The last two days have been a sort of "grand tour" of Tuolumne and the east side for me. We opened our Tuolumne Meadows Visitor Center yesterday, and I conducted staff training and helped set up the store. One of the rites of summer: stocking Junior Ranger Handbooks and Yosemite Road Guides on our shelves in the high country. If you are in the area, please stop in at the visitor center and say hi to our dedicated staff: Jesse, Gretchen, and Jean. I treated them to a Tioga Pass Resort (TPR) lunch with the requisite piece of pie (we had blueberry!) to show our appreciation for their hard work.
The key word in Tuolumne is snow! After finishing at the store, I headed out to Gaylor Lakes. The beginning of the trail had patches of snow, but most of the ascent was clear, but wet. When I arrived at the crest a snowy world returned. A wind-formed cornice hugged the ridge to the southeast, so I strolled over to Gaylor Peak, which was relatively free of snow. My ascent to the top of the peak was rewarded with a view of frozen Gaylor Lakes blanketed in white, with the severe Sierra Crest standing guard in the background. The lake peeked out of the snow in a few areas with turquoise eyes, but the white hue dominated most of the basin.
That night I stayed in Lee Vining and fulfilled another rite of summer: dinner at the Whoa Nellie Deli. For those of you have not yet partaken in the fine cuisine served in the Mobil Station-run, don't walk! I feasted on lobster taquitos and the best clam chowder I've have ever tasted (no small claim coming from a native New Englander!). Matt, the master chef and a die-hard baseball fan, advised me that the Red Sox's chances this year probably weren't good.
Before returning to my hotel, I drove to Mono Lake and strolled on the boardwalk thought the tufas and willow trees. The evening quickly became (dare I use the overused word magical? I think I will) magical. I walked alone in the late dusk, with the wind singing in the trees and a symphony of birdsong accompanying the full moon. The tufas stood like sentries watching the passage to the lake. On my way back to my car, I noticed the swings in the picnic area. Being the sole inhabitant of the park I thought why not? For what seemed like hours I swung back and forth, reaching my legs to the sky as if I were about to leap over the still, blue-grey lake. The moon bounced back and forth in my sight.
Next day I munched on a bagel as I drove back into the park, readying myself for an excursion up Mt. Dana. The last inaugural rite of summer: my annual hike to the top.

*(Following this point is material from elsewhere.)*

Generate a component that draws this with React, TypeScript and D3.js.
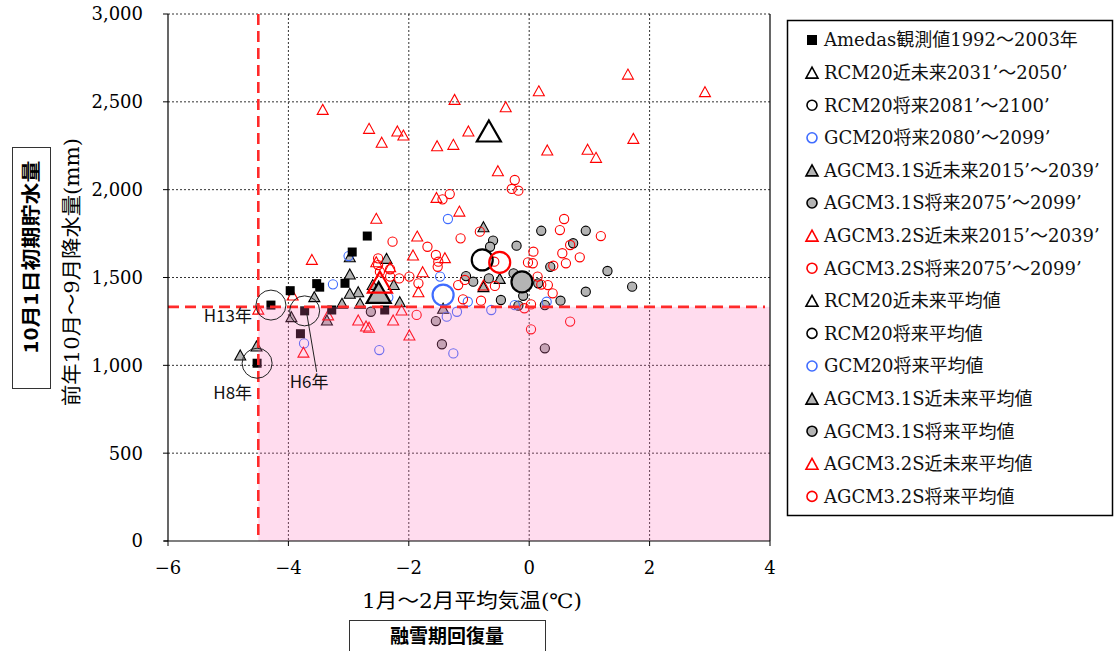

Mt. Dana embodies everything I love in a mountain climb: soft, velvet meadows, blooming flowers, and an imposing yet non-technical summit. No ropes, clips, or any gear required. Jack Kerouac said that you can't fall off a mountain, which I can't see as being universally true, but you certainly can't fall off of the north side of Dana. It's a big boulder pile. My scramble up 1,000 feet of rocks at least make me feel like I've done something worthy, even if a technical climber might scoff at the class 1 ratings the ascent to Dana holds.
Although several large snowfields covered some areas, unlike the surrounding peaks buried in a blanket of white in view, most of the mountain was snow-free. Last year when I hiked this trail, the cornflowers were blooming; this year the vegetation is scarce. Spiders, however, were the most ubiquitous lifeforms I saw on the hike. Small gray, black and one almost greenish creature were scurrying among the rocks and over the snow.
At the summit I met a few Yosemite veterans. Rich, who worked in the Bay Area, got his first glimpse of Mt. Dan when he was sixteen and vowed that he would climb it. Although he had accumulated an impressive list of mountaineering and rockclimbing accomplishments in the over twenty years since that day, this was his first ascent of Dana. I watched as he strapped on his telemark skis and boldly and gracefully descended down the east face. I am way too chicken to even think of such a feat, but I admired his confidence. Another hiker, Marcos, had made the ascent to Dana's summit many times. His father had taken many of Carl Sharsmith's classes and was a lifetime YA members.
My descent went quickly, aided by the large snowfields I had avoided on my climb to the top. After donning my rainpants, I sat down and used the snow as a giant slide. The snowcups were small, the snow was soft and I'm sure my fellow hikers heard my cries of delight as I sped down the mountain.